- Directed by: Bipin Prabhakar
- Produced by: Gireesh Mylapravan /Gireesh Azhikode
- Starring: Prithviraj Sukumaran Bhama
- Cinematography: Vipin Mohan
- Edited by: Ranjan Abraham
- Music by: Original Songs: Arun&Anoop(Twinz Chan) Rahul Raj Background Score: Rajamani
- Release date: 20 June 2008;
- Country: India
- Language: Malayalam
- Budget: 2,25,00,000/-

= One Way Ticket (2008 film) =

One Way Ticket is a 2008 Indian Malayalam-language film by Bipin Prabhakar starring Prithviraj Sukumaran and Bhama with Mammootty in a guest role.

==Plot==
Kunjappu aka Jahangir is a jeep-driver who is a die-hard fan of Mammootty and also is the General Secretary of the Malappuram District unit of the Mammootty Fans’ Association. His family consists of his mother and three sisters, two of whom are married.
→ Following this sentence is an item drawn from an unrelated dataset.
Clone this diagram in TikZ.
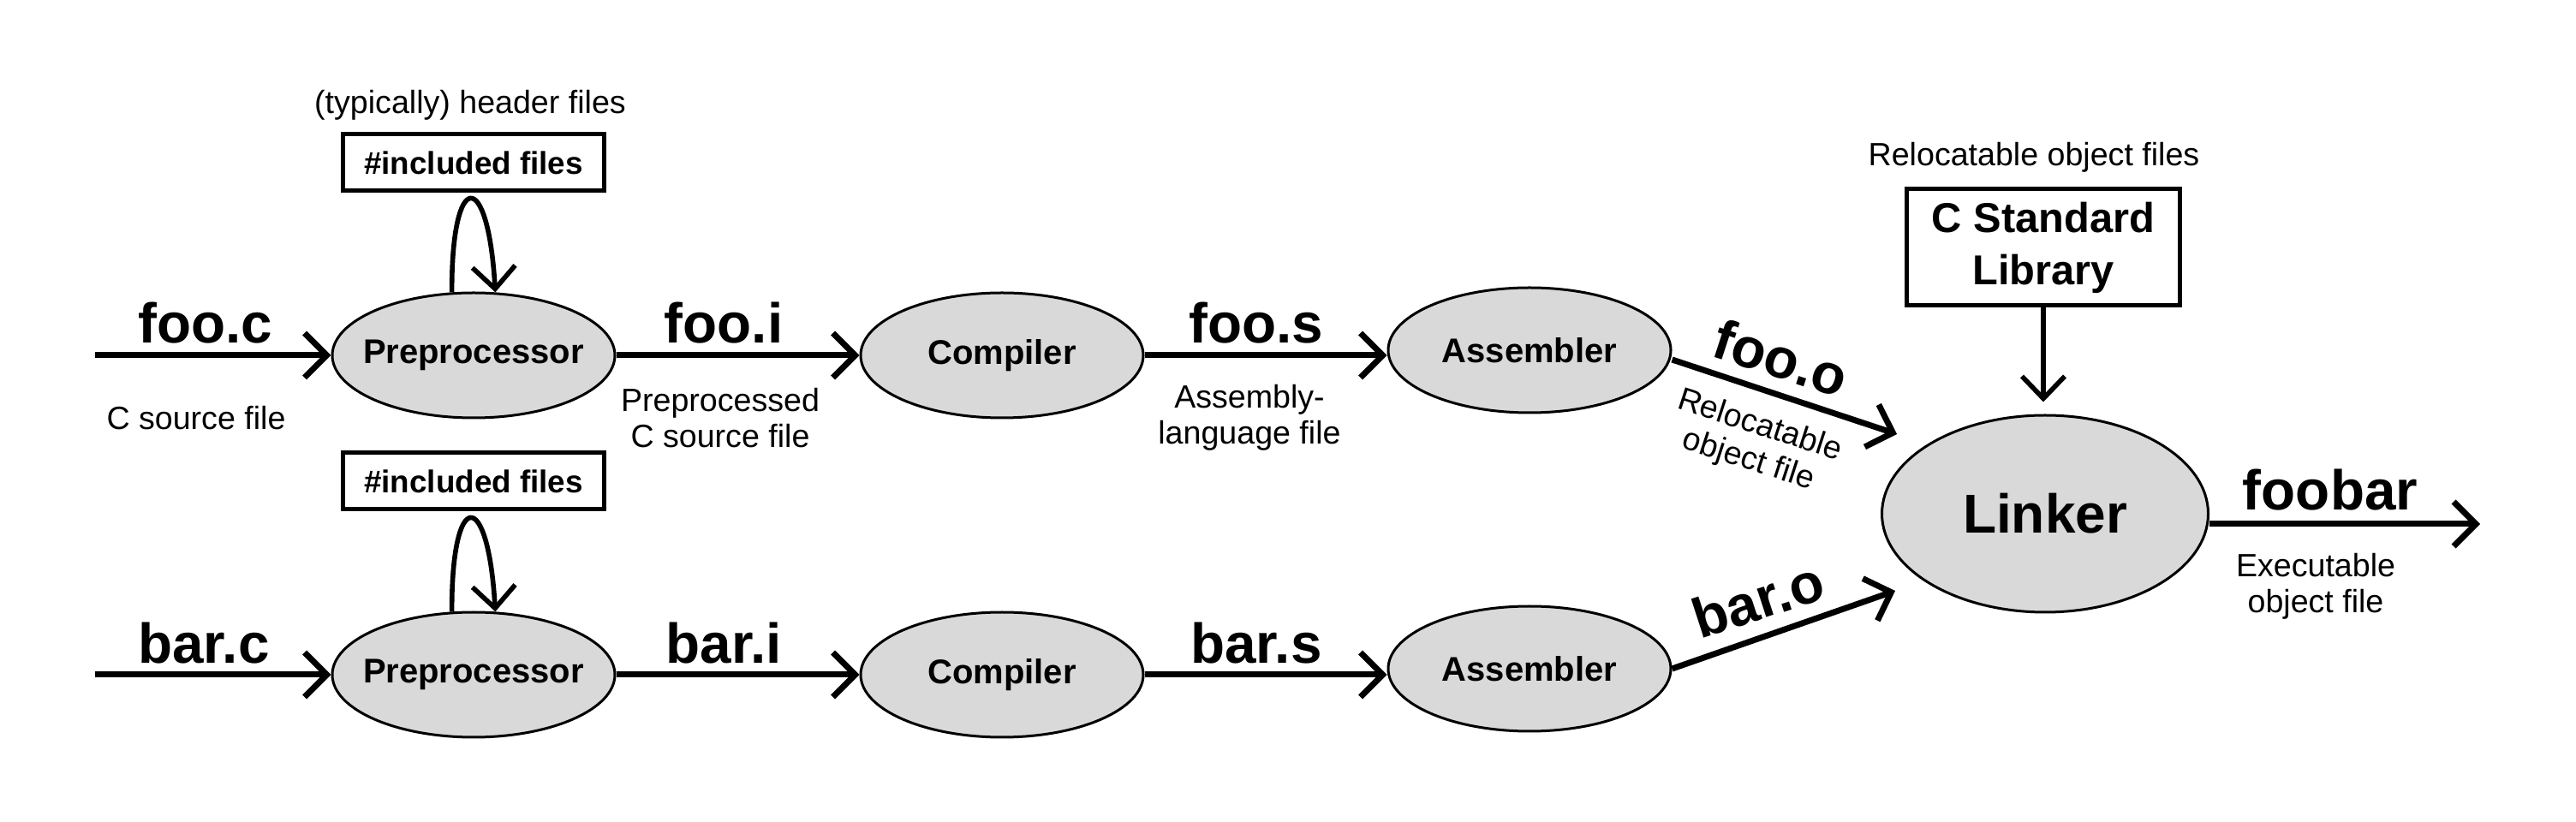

They all want to see Kunjappu married and so a marriage-broker named Beeran is behind him in finding a match for Kunjappu.

Kunjappu has an uncle who keeps a distance from Kunjappu and his family. He has a young daughter called Sajira. To irritate this uncle, Kunjappu always goes about saying that he would marry only Sajira. The uncle takes it seriously and to prevent this from happening, he helps Beeran find more and more girls for Kunjappu, but he rejects all the proposals brought by Beeran.

In the meantime Kunjappu goes to attend a wedding and there he sees a girl called Raziya singing the Oppana. He tells his family that he is in love with Raziya, and that he intends to marry her. His uncle learns about this from Beeran and is happy. Preparations for the marriage begins. And then one day Kunjappu goes to Raziya's college to meet her. And there he learns that it Raziya is a different girl and the girl he fell in love was Sunanda. Sunanda has an uncle named Karunakaran Ezhuthachchan. He and his son Sasi intend to grab Sunanda's property and assets. Situations become worse from there and the 'Mega Star' Mammootty himself, had to intervene to solve the issues.